Most prospective buyers nowadays are looking for a tidy outdoor space that requires little maintenance. Turning soil flower beds into wood chip beds and replacing perimeter grass areas with pebbles will help transform a garden into an attractive space that doesn’t need constant upkeep.
Unless a room has an exceptionally large window and high ceiling, large heavy curtains can make a room feel small and claustrophobic. Instead the aesthetic has changed to more contemporary window furnishings, like Venetian and Roman blinds that take up little space.
Although a feature wall with wallpaper was all the rage fifteen years ago, modern aesthetics has changed to favour painted feature walls, mostly because wallpaper is a hassle to apply and strip.
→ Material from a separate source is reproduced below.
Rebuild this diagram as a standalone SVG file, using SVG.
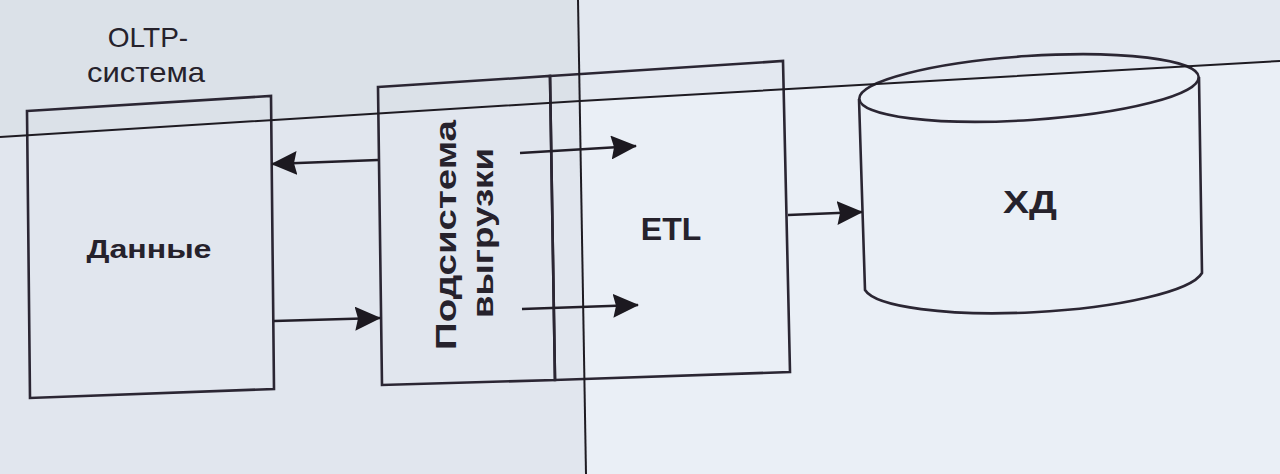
<svg xmlns="http://www.w3.org/2000/svg" width="1280" height="474" viewBox="0 0 1280 474">
<style>
.box{fill:none;stroke:#2b2633;stroke-width:2.6;stroke-linejoin:miter}
.seam{fill:none;stroke:#1e1b22;stroke-width:2}
.conn{stroke:#221e28;stroke-width:2.6;fill:none}
.lbl{font-family:"Liberation Sans",Arial,sans-serif;fill:#26222c}
.b{font-weight:bold}
</style>
<defs>
<marker id="ah" viewBox="0 0 26 24" refX="25" refY="12" markerWidth="26" markerHeight="24" markerUnits="userSpaceOnUse" orient="auto">
<path d="M0,0 L26,12 L0,24 L3,12 z" fill="#1c1920"/>
</marker>
</defs>
<rect x="0" y="0" width="1280" height="474" fill="#e6ebf3"/>
<polygon points="0,0 578,0 580,101 0,137" fill="#dbe1e8"/>
<polygon points="0,137 580,101 586,474 0,474" fill="#e1e6ee"/>
<polygon points="578,0 1280,0 1280,61 580,101" fill="#e3e8f0"/>
<polygon points="580,101 1280,61 1280,474 586,474" fill="#eaeff6"/>

<g id="oltp-data">
<text class="lbl" x="148" y="47" font-size="28" text-anchor="middle">OLTP-</text>
<text class="lbl" x="146" y="82" font-size="28" text-anchor="middle" textLength="118" lengthAdjust="spacingAndGlyphs">система</text>
<polygon class="box" points="27,111 271,96 274,389 30,398"/>
<text class="lbl b" x="149" y="258" font-size="25" text-anchor="middle" textLength="125" lengthAdjust="spacingAndGlyphs">Данные</text>
</g>

<g id="extract-subsystem">
<polygon class="box" points="378,87 550,76 555,380 382,385"/>
<text class="lbl b" transform="translate(456,235) rotate(-90)" font-size="29" text-anchor="middle" textLength="230" lengthAdjust="spacingAndGlyphs">Подсистема</text>
<text class="lbl b" transform="translate(493,233) rotate(-90)" font-size="29" text-anchor="middle" textLength="170" lengthAdjust="spacingAndGlyphs">выгрузки</text>
</g>

<g id="etl">
<polygon class="box" points="550,76 783,61 790,372 555,380"/>
<text class="lbl b" x="671" y="240" font-size="32" text-anchor="middle">ETL</text>
</g>

<g id="dwh">
<path class="box" d="M859,99 L865,290 A170,35 -3 0 0 1202,273 L1199,77"/>
<ellipse class="box" cx="1029" cy="88" rx="170" ry="32" transform="rotate(-3.7 1029 88)"/>
<text class="lbl b" x="1030" y="213" font-size="32" text-anchor="middle" textLength="54" lengthAdjust="spacingAndGlyphs">ХД</text>
</g>

<g id="connectors">
<line class="conn" x1="378" y1="160" x2="272" y2="164" marker-end="url(#ah)"/>
<line class="conn" x1="274" y1="321" x2="380" y2="318" marker-end="url(#ah)"/>
<line class="conn" x1="520" y1="153" x2="636" y2="146" marker-end="url(#ah)"/>
<line class="conn" x1="522" y1="309" x2="638" y2="305" marker-end="url(#ah)"/>
<line class="conn" x1="788" y1="215" x2="862" y2="212" marker-end="url(#ah)"/>
</g>

<g id="screen-seams">
<polyline class="seam" points="0,137 580,101 1280,61"/>
<line class="seam" x1="578" y1="0" x2="586" y2="474"/>
</g>
</svg>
Bold colours on one wall in a bedroom or living room adds personality with minimal effort.
Google Trends data shows that searches for ‘DIY’ peaked between the 12th and 18th April and searches for ‘wall paint’ experienced a huge surge in interest from March 21st and peaked in popularity on the 18th of April.
According to the data, bedrooms appear to be the most popular room in British homes to improve during the lockdown, followed by living rooms, kitchens and then bathrooms.
Cas Paton, founder and CEO of OnBuy said: “The lockdown period seems to have given British homeowners the opportunity to enhance their properties, which might be down to the time they now have available, or the fact they’re spending a lot more time in their house and can’t stand to not do a few home improvements! Either way it’s a productive way to spend the day and can result in a significant increase in the value of a property.